• _WHAT TO PRODUCE_: Reproduce the listing exactly, with no pictures in your copy.

• _DATA PROVIDED_:

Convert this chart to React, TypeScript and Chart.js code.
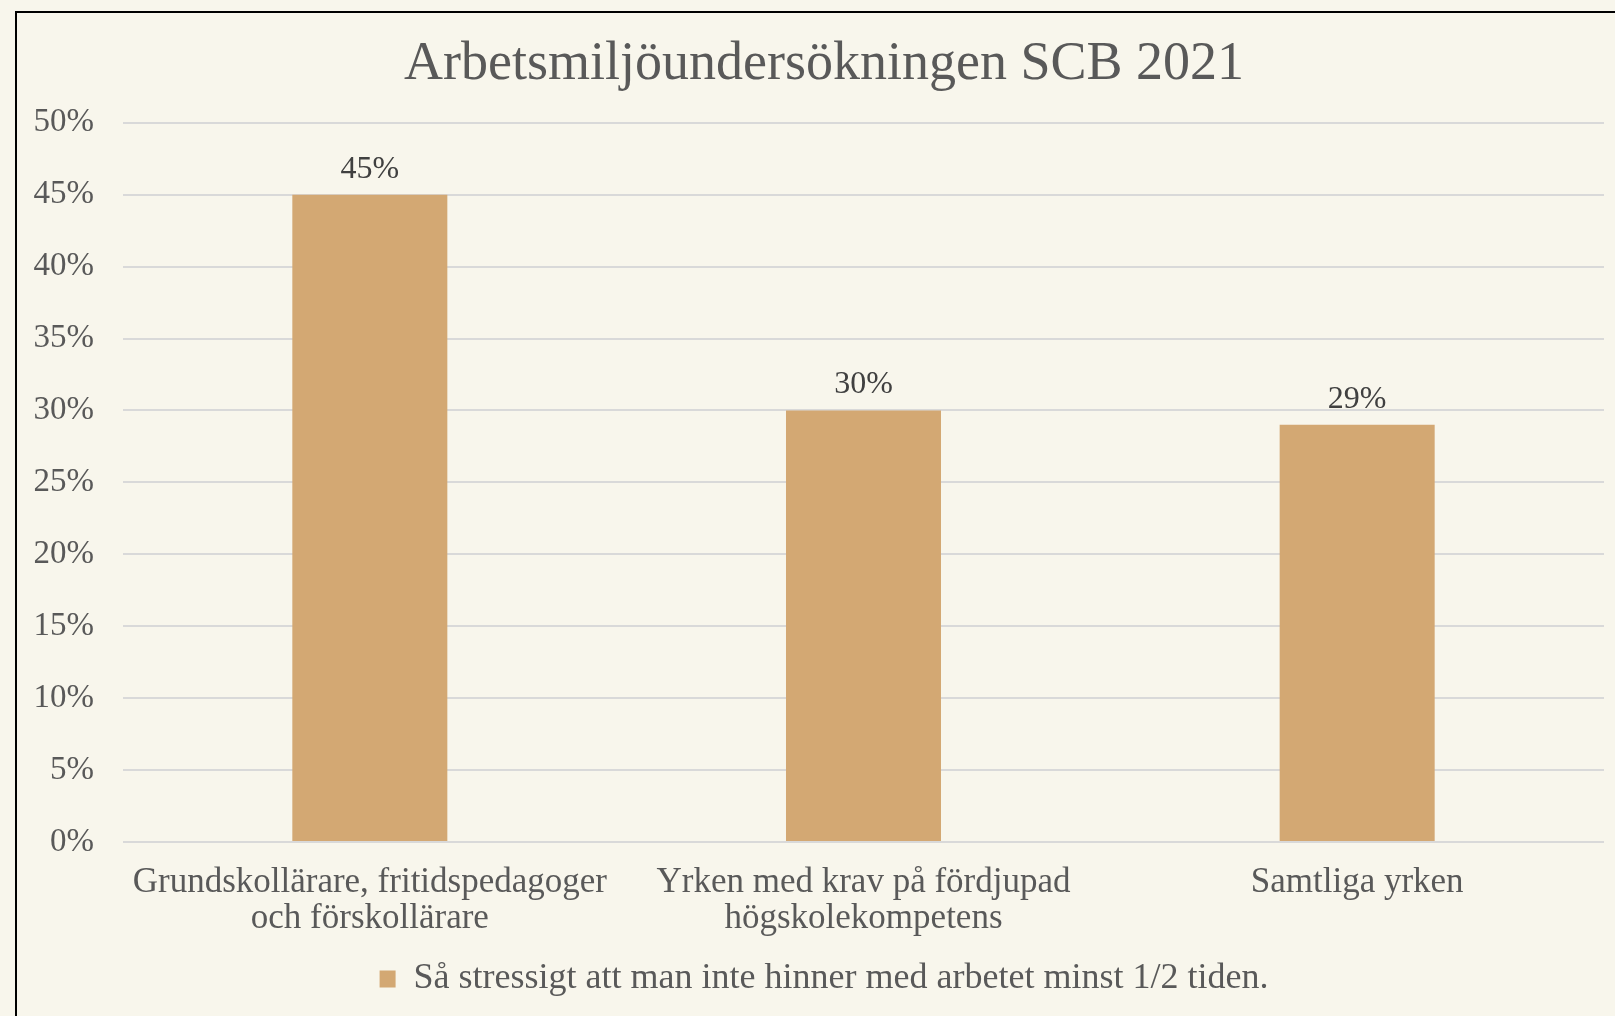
import React, { useEffect, useRef } from "react";
import { Chart, registerables } from "chart.js";

Chart.register(...registerables);

const categories: string[][] = [
  ["Grundskollärare, fritidspedagoger", "och förskollärare"],
  ["Yrken med krav på fördjupad", "högskolekompetens"],
  ["Samtliga yrken"],
];
const seriesLabel = "Så stressigt att man inte hinner med arbetet minst 1/2 tiden.";
const seriesValues: number[] = [45, 30, 29];
const titleText = "Arbetsmiljöundersökningen SCB 2021";
const yMax = 50;
const yStep = 5;

const BG = "#F8F6EC";
const BAR = "#D3A873";
const FONT = "'Liberation Serif', 'Times New Roman', serif";

const dataLabelPlugin = {
  id: "dataLabels",
  afterLayout(chart: any) {
    // let the y tick labels extend into the left padding without clipping
    if (chart.scales.y) chart.scales.y.left = 0;
  },
  afterDatasetsDraw(chart: any) {
    const ctx = chart.ctx;
    const meta = chart.getDatasetMeta(0);
    ctx.save();
    ctx.font = `32px ${FONT}`;
    ctx.fillStyle = "#404040";
    ctx.textAlign = "center";
    ctx.textBaseline = "alphabetic";
    meta.data.forEach((bar: any, i: number) => {
      const v = chart.data.datasets[0].data[i];
      ctx.fillText(`${v}%`, bar.x, bar.y - 17);
    });
    ctx.restore();
  },
};

export default function App() {
  const ref = useRef<HTMLCanvasElement | null>(null);
  useEffect(() => {
    if (!ref.current) return;
    const chart = new Chart(ref.current, {
      type: "bar",
      data: {
        labels: categories,
        datasets: [
          {
            label: seriesLabel,
            data: seriesValues,
            backgroundColor: BAR,
            borderWidth: 0,
            barPercentage: 0.314,
            categoryPercentage: 1,
          },
        ],
      },
      options: {
        responsive: false,
        animation: false,
        layout: { padding: { left: 44, right: 11, top: 0, bottom: 9 } },
        plugins: {
          title: {
            display: true,
            text: titleText,
            color: "#595959",
            font: { family: FONT, size: 54, weight: "normal", lineHeight: 1.2 },
            padding: { top: 32, bottom: 26 },
          },
          legend: {
            display: true,
            position: "bottom",
            labels: {
              color: "#595959",
              font: { family: FONT, size: 36, lineHeight: 1.2 },
              boxWidth: 16,
              boxHeight: 17,
              padding: 10,
            },
          },
          tooltip: { enabled: false },
        },
        scales: {
          x: {
            grid: { display: false, drawTicks: false },
            border: { display: false },
            ticks: {
              color: "#595959",
              font: { family: FONT, size: 35, lineHeight: 1.03 },
              padding: 23,
              maxRotation: 0,
              autoSkip: false,
            },
            afterFit: (scale: any) => {
              scale.height = 109;
            },
          },
          y: {
            min: 0,
            max: yMax,
            grid: { color: "#D9D9D9", lineWidth: 2, drawTicks: false },
            border: { display: false },
            ticks: {
              stepSize: yStep,
              color: "#595959",
              font: { family: FONT, size: 33 },
              padding: 29,
              callback: (v: any) => `${v}%`,
            },
            afterFit: (scale: any) => {
              scale.width = 79;
            },
          },
        },
      },
      plugins: [dataLabelPlugin],
    });
    return () => chart.destroy();
  }, []);

  return (
    <div
      style={{
        position: "fixed",
        left: 0,
        top: 0,
        width: 1615,
        height: 1016,
        background: BG,
        overflow: "hidden",
      }}
    >
      <div
        style={{
          position: "absolute",
          left: 15,
          top: 11,
          width: 1700,
          height: 1100,
          borderTop: "2px solid #000",
          borderLeft: "2px solid #000",
        }}
      />
      <canvas
        ref={ref}
        width={1615}
        height={1016}
        style={{ position: "absolute", left: 0, top: 0, width: 1615, height: 1016 }}
      />
    </div>
  );
}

• _RESULT FOR THIS TASK_:
Convert this chart to React, TypeScript and Chart.js code.
import React, { useEffect, useRef } from "react";
import { Chart, registerables } from "chart.js";

Chart.register(...registerables);

const categories: string[][] = [
  ["Grundskollärare, fritidspedagoger", "och förskollärare"],
  ["Yrken med krav på fördjupad", "högskolekompetens"],
  ["Samtliga yrken"],
];
const seriesLabel = "Så stressigt att man inte hinner med arbetet minst 1/2 tiden.";
const seriesValues: number[] = [45, 30, 29];
const titleText = "Arbetsmiljöundersökningen SCB 2021";
const yMax = 50;
const yStep = 5;

const BG = "#F8F6EC";
const BAR = "#D3A873";
const FONT = "'Liberation Serif', 'Times New Roman', serif";

const dataLabelPlugin = {
  id: "dataLabels",
  afterLayout(chart: any) {
    // let the y tick labels extend into the left padding without clipping
    if (chart.scales.y) chart.scales.y.left = 0;
  },
  afterDatasetsDraw(chart: any) {
    const ctx = chart.ctx;
    const meta = chart.getDatasetMeta(0);
    ctx.save();
    ctx.font = `32px ${FONT}`;
    ctx.fillStyle = "#404040";
    ctx.textAlign = "center";
    ctx.textBaseline = "alphabetic";
    meta.data.forEach((bar: any, i: number) => {
      const v = chart.data.datasets[0].data[i];
      ctx.fillText(`${v}%`, bar.x, bar.y - 17);
    });
    ctx.restore();
  },
};

export default function App() {
  const ref = useRef<HTMLCanvasElement | null>(null);
  useEffect(() => {
    if (!ref.current) return;
    const chart = new Chart(ref.current, {
      type: "bar",
      data: {
        labels: categories,
        datasets: [
          {
            label: seriesLabel,
            data: seriesValues,
            backgroundColor: BAR,
            borderWidth: 0,
            barPercentage: 0.314,
            categoryPercentage: 1,
          },
        ],
      },
      options: {
        responsive: false,
        animation: false,
        layout: { padding: { left: 44, right: 11, top: 0, bottom: 9 } },
        plugins: {
          title: {
            display: true,
            text: titleText,
            color: "#595959",
            font: { family: FONT, size: 54, weight: "normal", lineHeight: 1.2 },
            padding: { top: 32, bottom: 26 },
          },
          legend: {
            display: true,
            position: "bottom",
            labels: {
              color: "#595959",
              font: { family: FONT, size: 36, lineHeight: 1.2 },
              boxWidth: 16,
              boxHeight: 17,
              padding: 10,
            },
          },
          tooltip: { enabled: false },
        },
        scales: {
          x: {
            grid: { display: false, drawTicks: false },
            border: { display: false },
            ticks: {
              color: "#595959",
              font: { family: FONT, size: 35, lineHeight: 1.03 },
              padding: 23,
              maxRotation: 0,
              autoSkip: false,
            },
            afterFit: (scale: any) => {
              scale.height = 109;
            },
          },
          y: {
            min: 0,
            max: yMax,
            grid: { color: "#D9D9D9", lineWidth: 2, drawTicks: false },
            border: { display: false },
            ticks: {
              stepSize: yStep,
              color: "#595959",
              font: { family: FONT, size: 33 },
              padding: 29,
              callback: (v: any) => `${v}%`,
            },
            afterFit: (scale: any) => {
              scale.width = 79;
            },
          },
        },
      },
      plugins: [dataLabelPlugin],
    });
    return () => chart.destroy();
  }, []);

  return (
    <div
      style={{
        position: "fixed",
        left: 0,
        top: 0,
        width: 1615,
        height: 1016,
        background: BG,
        overflow: "hidden",
      }}
    >
      <div
        style={{
          position: "absolute",
          left: 15,
          top: 11,
          width: 1700,
          height: 1100,
          borderTop: "2px solid #000",
          borderLeft: "2px solid #000",
        }}
      />
      <canvas
        ref={ref}
        width={1615}
        height={1016}
        style={{ position: "absolute", left: 0, top: 0, width: 1615, height: 1016 }}
      />
    </div>
  );
}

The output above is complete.